#### What is needed:
Leave out the pictures, then reproduce the rest of the material exactly.

#### Provided data:
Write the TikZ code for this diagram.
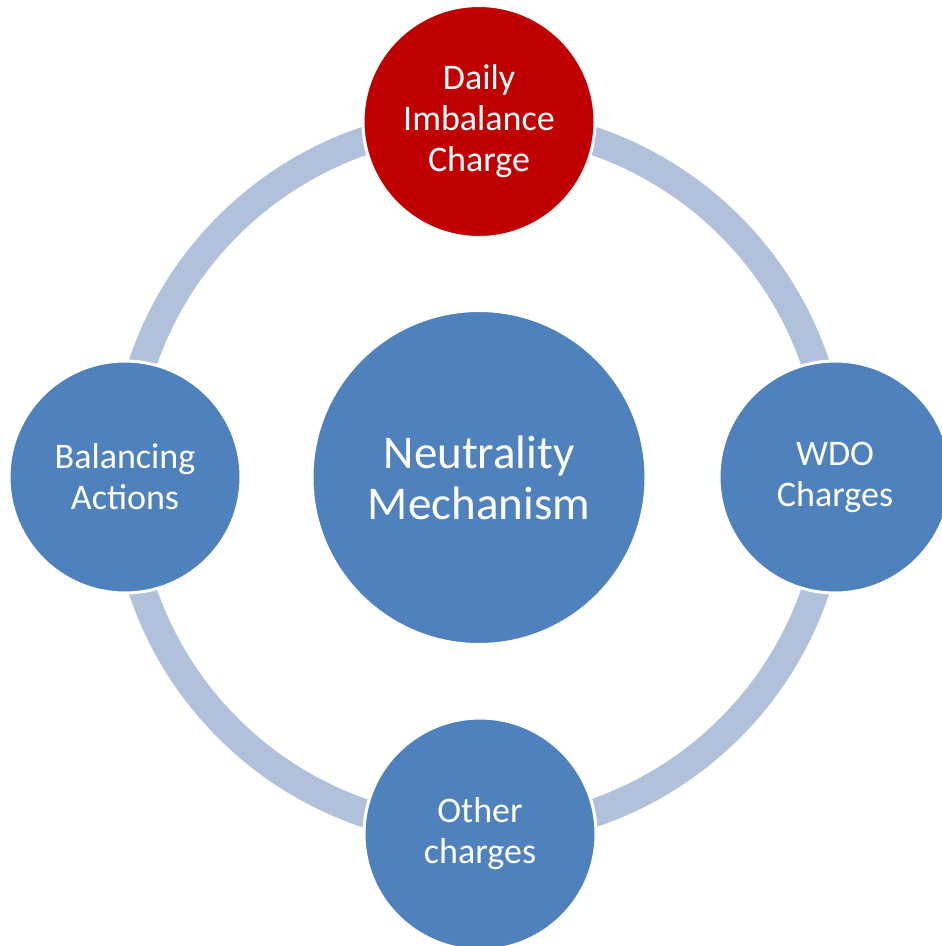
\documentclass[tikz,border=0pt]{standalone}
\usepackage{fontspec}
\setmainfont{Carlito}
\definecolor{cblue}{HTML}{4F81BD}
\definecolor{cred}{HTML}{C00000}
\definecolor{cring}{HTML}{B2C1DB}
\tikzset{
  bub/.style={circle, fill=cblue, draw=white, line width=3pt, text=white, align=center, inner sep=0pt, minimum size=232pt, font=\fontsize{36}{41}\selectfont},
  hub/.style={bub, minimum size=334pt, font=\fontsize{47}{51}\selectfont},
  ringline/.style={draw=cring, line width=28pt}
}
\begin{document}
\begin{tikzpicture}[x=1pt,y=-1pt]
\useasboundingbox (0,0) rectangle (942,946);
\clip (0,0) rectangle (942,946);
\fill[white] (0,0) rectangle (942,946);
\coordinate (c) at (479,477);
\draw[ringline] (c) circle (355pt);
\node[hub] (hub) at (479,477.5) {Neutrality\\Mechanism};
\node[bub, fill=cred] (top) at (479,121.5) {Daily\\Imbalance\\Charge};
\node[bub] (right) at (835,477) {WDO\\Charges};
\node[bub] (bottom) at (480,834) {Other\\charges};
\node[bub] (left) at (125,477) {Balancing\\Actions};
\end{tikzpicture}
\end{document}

#### Correct response:
Write the TikZ code for this diagram.
\documentclass[tikz,border=0pt]{standalone}
\usepackage{fontspec}
\setmainfont{Carlito}
\definecolor{cblue}{HTML}{4F81BD}
\definecolor{cred}{HTML}{C00000}
\definecolor{cring}{HTML}{B2C1DB}
\tikzset{
  bub/.style={circle, fill=cblue, draw=white, line width=3pt, text=white, align=center, inner sep=0pt, minimum size=232pt, font=\fontsize{36}{41}\selectfont},
  hub/.style={bub, minimum size=334pt, font=\fontsize{47}{51}\selectfont},
  ringline/.style={draw=cring, line width=28pt}
}
\begin{document}
\begin{tikzpicture}[x=1pt,y=-1pt]
\useasboundingbox (0,0) rectangle (942,946);
\clip (0,0) rectangle (942,946);
\fill[white] (0,0) rectangle (942,946);
\coordinate (c) at (479,477);
\draw[ringline] (c) circle (355pt);
\node[hub] (hub) at (479,477.5) {Neutrality\\Mechanism};
\node[bub, fill=cred] (top) at (479,121.5) {Daily\\Imbalance\\Charge};
\node[bub] (right) at (835,477) {WDO\\Charges};
\node[bub] (bottom) at (480,834) {Other\\charges};
\node[bub] (left) at (125,477) {Balancing\\Actions};
\end{tikzpicture}
\end{document}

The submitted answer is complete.